Did Hemingway follow his own advice? In Nabokov’s Favorite Word is Mauve, data journalist Ben Blatt analyzes Hemingway’s novels and found that he indeed used –ly adverbs less than other authors. In his novels, they appear at a rate of 80 per 10,000 words. Other writers vary widely, with e.g. 140 per 10,000 in J. K. Rowling’s Harry Potter novels.

Blatt also analyzes other stylistic choices such as the use of thought verbs (thinks, knows, understands, realizes, believes, wants, remembers, imagines, desires, loves, hates), exclamation points and the use of suddenly and qualifiers like rather, very or little in hundreds of novels.
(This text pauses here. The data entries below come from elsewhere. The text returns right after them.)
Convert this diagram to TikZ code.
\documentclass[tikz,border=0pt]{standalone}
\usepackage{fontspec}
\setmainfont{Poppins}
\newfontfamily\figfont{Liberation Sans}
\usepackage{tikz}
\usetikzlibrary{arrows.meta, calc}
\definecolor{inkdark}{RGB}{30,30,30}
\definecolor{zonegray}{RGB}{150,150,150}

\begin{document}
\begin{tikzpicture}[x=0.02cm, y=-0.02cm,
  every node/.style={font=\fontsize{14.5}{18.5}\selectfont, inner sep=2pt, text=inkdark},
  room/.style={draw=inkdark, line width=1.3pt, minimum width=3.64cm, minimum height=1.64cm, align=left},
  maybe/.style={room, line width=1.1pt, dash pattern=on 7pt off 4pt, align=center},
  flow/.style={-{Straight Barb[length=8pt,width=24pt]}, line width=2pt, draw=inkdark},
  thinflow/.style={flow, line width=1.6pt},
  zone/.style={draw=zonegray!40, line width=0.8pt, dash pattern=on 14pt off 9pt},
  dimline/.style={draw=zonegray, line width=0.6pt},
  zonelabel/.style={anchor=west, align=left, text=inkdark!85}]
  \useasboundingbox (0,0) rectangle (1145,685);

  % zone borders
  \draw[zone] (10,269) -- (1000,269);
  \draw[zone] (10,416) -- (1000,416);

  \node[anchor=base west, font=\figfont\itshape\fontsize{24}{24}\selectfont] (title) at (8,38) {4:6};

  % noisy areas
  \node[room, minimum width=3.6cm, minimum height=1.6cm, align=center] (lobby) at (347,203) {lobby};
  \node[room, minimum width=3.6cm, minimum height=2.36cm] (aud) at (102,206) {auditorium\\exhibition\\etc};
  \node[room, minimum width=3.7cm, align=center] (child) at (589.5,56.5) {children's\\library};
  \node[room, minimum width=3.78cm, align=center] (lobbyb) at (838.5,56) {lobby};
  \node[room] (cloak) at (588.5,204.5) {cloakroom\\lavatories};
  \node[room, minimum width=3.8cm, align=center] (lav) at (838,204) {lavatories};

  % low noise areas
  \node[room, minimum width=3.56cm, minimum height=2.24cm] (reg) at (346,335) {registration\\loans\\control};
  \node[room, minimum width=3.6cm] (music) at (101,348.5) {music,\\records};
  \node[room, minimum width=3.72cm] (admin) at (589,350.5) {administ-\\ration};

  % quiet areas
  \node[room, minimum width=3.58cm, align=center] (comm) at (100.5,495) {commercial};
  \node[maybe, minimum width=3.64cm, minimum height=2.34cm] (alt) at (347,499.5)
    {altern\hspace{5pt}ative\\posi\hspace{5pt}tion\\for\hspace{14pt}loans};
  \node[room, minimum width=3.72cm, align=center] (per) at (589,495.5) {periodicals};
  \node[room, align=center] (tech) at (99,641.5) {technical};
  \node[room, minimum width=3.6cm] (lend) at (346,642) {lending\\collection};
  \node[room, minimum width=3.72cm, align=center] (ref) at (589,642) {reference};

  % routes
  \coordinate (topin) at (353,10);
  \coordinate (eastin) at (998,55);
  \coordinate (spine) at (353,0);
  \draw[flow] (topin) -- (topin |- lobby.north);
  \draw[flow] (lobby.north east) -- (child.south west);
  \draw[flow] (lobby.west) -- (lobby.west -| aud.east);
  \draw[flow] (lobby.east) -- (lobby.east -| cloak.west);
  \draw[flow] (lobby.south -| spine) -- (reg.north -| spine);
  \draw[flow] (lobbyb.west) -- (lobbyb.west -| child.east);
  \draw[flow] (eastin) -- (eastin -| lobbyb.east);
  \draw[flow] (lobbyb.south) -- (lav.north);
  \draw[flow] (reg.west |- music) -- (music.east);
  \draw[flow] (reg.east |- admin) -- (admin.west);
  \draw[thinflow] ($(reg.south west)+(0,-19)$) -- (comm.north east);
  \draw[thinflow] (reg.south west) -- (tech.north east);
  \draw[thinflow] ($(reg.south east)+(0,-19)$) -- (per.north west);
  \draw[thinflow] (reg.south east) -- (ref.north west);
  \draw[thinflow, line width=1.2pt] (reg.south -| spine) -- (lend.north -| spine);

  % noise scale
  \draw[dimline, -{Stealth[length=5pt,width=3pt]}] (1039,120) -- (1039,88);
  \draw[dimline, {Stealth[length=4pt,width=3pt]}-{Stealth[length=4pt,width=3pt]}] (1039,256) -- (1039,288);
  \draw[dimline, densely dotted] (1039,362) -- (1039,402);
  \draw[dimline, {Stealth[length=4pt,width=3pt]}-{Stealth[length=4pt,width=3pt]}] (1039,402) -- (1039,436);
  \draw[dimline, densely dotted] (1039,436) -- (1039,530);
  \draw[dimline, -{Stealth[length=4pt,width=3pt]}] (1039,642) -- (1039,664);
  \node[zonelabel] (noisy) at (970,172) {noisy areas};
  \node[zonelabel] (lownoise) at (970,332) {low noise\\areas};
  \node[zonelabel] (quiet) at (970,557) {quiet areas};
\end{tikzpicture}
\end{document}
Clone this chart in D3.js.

Hemingway, Mark Twain, Toni Morrison and Chuck Palahniuk appear towards the top of multiple of the resulting style rankings, confirming what those who care already knew: They are good at what they do.

Unlike other popular science books, Blatt’s consists of original research. The bibliography lists 1,500 literary fiction or bestselling popular fiction novels, but they’re only used as the raw material for Blatt’s data analysis. One side effect of presenting original research is that there are more figures than in other books. Most pages contain at least one graph or table. While they’re clear and informative, the text that links them together sometimes appears redundant.
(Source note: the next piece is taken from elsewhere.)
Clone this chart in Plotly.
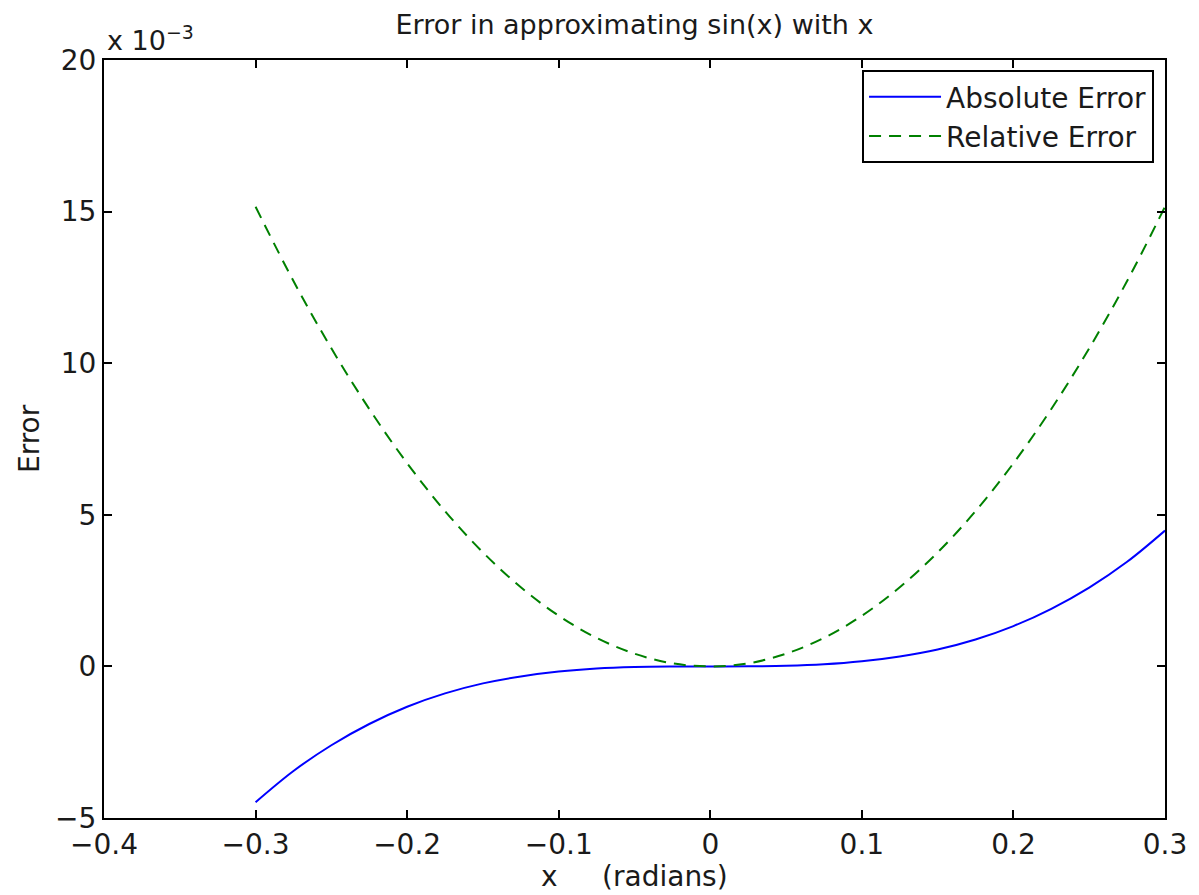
import plotly.graph_objects as go

# x values (radians)
x_vals = [-0.3, -0.275, -0.25, -0.225, -0.2, -0.175, -0.15, -0.125, -0.1, -0.075, -0.05, -0.025,
          0.0, 0.025, 0.05, 0.075, 0.1, 0.125, 0.15, 0.175, 0.2, 0.225, 0.25, 0.275, 0.3]
# errors in units of 1e-3
abs_err = [-4.48, -3.45, -2.60, -1.90, -1.33, -0.89, -0.56, -0.33, -0.17, -0.07, -0.02, -0.003,
           0.0, 0.003, 0.02, 0.07, 0.17, 0.33, 0.56, 0.89, 1.33, 1.90, 2.60, 3.45, 4.48]
rel_err = [15.16, 12.71, 10.49, 8.49, 6.70, 5.12, 3.76, 2.61, 1.67, 0.94, 0.42, 0.10,
           0.0, 0.10, 0.42, 0.94, 1.67, 2.61, 3.76, 5.12, 6.70, 8.49, 10.49, 12.71, 15.16]

x_ticks = [-0.4, -0.3, -0.2, -0.1, 0, 0.1, 0.2, 0.3]
y_ticks = [-5, 0, 5, 10, 15, 20]

FONT = "DejaVu Sans, Verdana, sans-serif"
TXT = "#1a1a1a"

W, H = 1191, 887  # page body has an 8px margin

fig = go.Figure()
fig.add_trace(go.Scatter(x=x_vals, y=abs_err, mode="lines", name="Absolute Error",
                         line=dict(color="#0000ff", width=2, shape="spline")))
fig.add_trace(go.Scatter(x=x_vals, y=rel_err, mode="lines", name="Relative Error",
                         line=dict(color="#008000", width=2, dash="12px,8px", shape="spline")))

axis_common = dict(showgrid=False, zeroline=False, showline=True, linecolor="black", linewidth=2,
                   mirror="ticks", ticks="inside", ticklen=8, tickwidth=1.5, tickcolor="black",
                   tickfont=dict(family=FONT, size=28, color=TXT))

fig.update_layout(
    width=W, height=H,
    margin=dict(l=96, r=30, t=52, b=77),
    paper_bgcolor="white", plot_bgcolor="white",
    showlegend=True,
    title=dict(text="Error in approximating sin(x) with x", x=0.5, xanchor="center",
               xref="paper", y=1 - 17 / H, yref="container", yanchor="middle",
               font=dict(family=FONT, size=27, color=TXT)),
    xaxis=dict(range=[-0.4, 0.3], tickvals=x_ticks,
               ticktext=[("−" if v < 0 else "") + (f"{abs(v):g}") for v in x_ticks],
               **axis_common),
    yaxis=dict(range=[-5, 20], tickvals=y_ticks,
               ticktext=[("−" if v < 0 else "") + str(abs(v)) for v in y_ticks],
               **axis_common),
    legend=dict(x=1 - 11 / 1065, y=1 - 10 / 758, xanchor="right", yanchor="top", bgcolor="white",
                bordercolor="black", borderwidth=2, itemwidth=72, tracegroupgap=0,
                font=dict(family=FONT, size=28, color=TXT)),
    annotations=[
        dict(text="x 10<sup>−3</sup>", x=0, y=1, xref="paper", yref="paper", xanchor="left",
             yanchor="bottom", showarrow=False, xshift=1, yshift=2,
             font=dict(family=FONT, size=27, color=TXT)),
        dict(text="x\u00a0\u00a0\u00a0\u00a0\u00a0(radians)", x=0.5, y=0, xref="paper", yref="paper",
             xanchor="center", yanchor="middle", yshift=-58, showarrow=False,
             font=dict(family=FONT, size=28, color=TXT)),
        dict(text="Error", x=0, y=0.5, xref="paper", yref="paper", xanchor="center",
             yanchor="middle", xshift=-75, textangle=-90, showarrow=False,
             font=dict(family=FONT, size=28, color=TXT)),
    ],
)

fig.write_html("out.html")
Nabokov’s Favorite Word is Mauve left me with enough questions to hope for a sequel. For example, Blatt describes an approach that can determine a book’s author by comparing the frequency of common words like andthethen or these. It works well on novels, but what about shorter texts? How much better would a machine learning approach perform that not only uses word frequencies but also word co-occurrence, sentence structure and other metrics? Could it tell this blog post was written by me when given my previous posts?

But what I really want – data journalists take note – is a website where, for any given text, I can explore different metrics like adverb abuse, Flesch-Kincaid readability or gender-specific pronoun use in interactive graphs.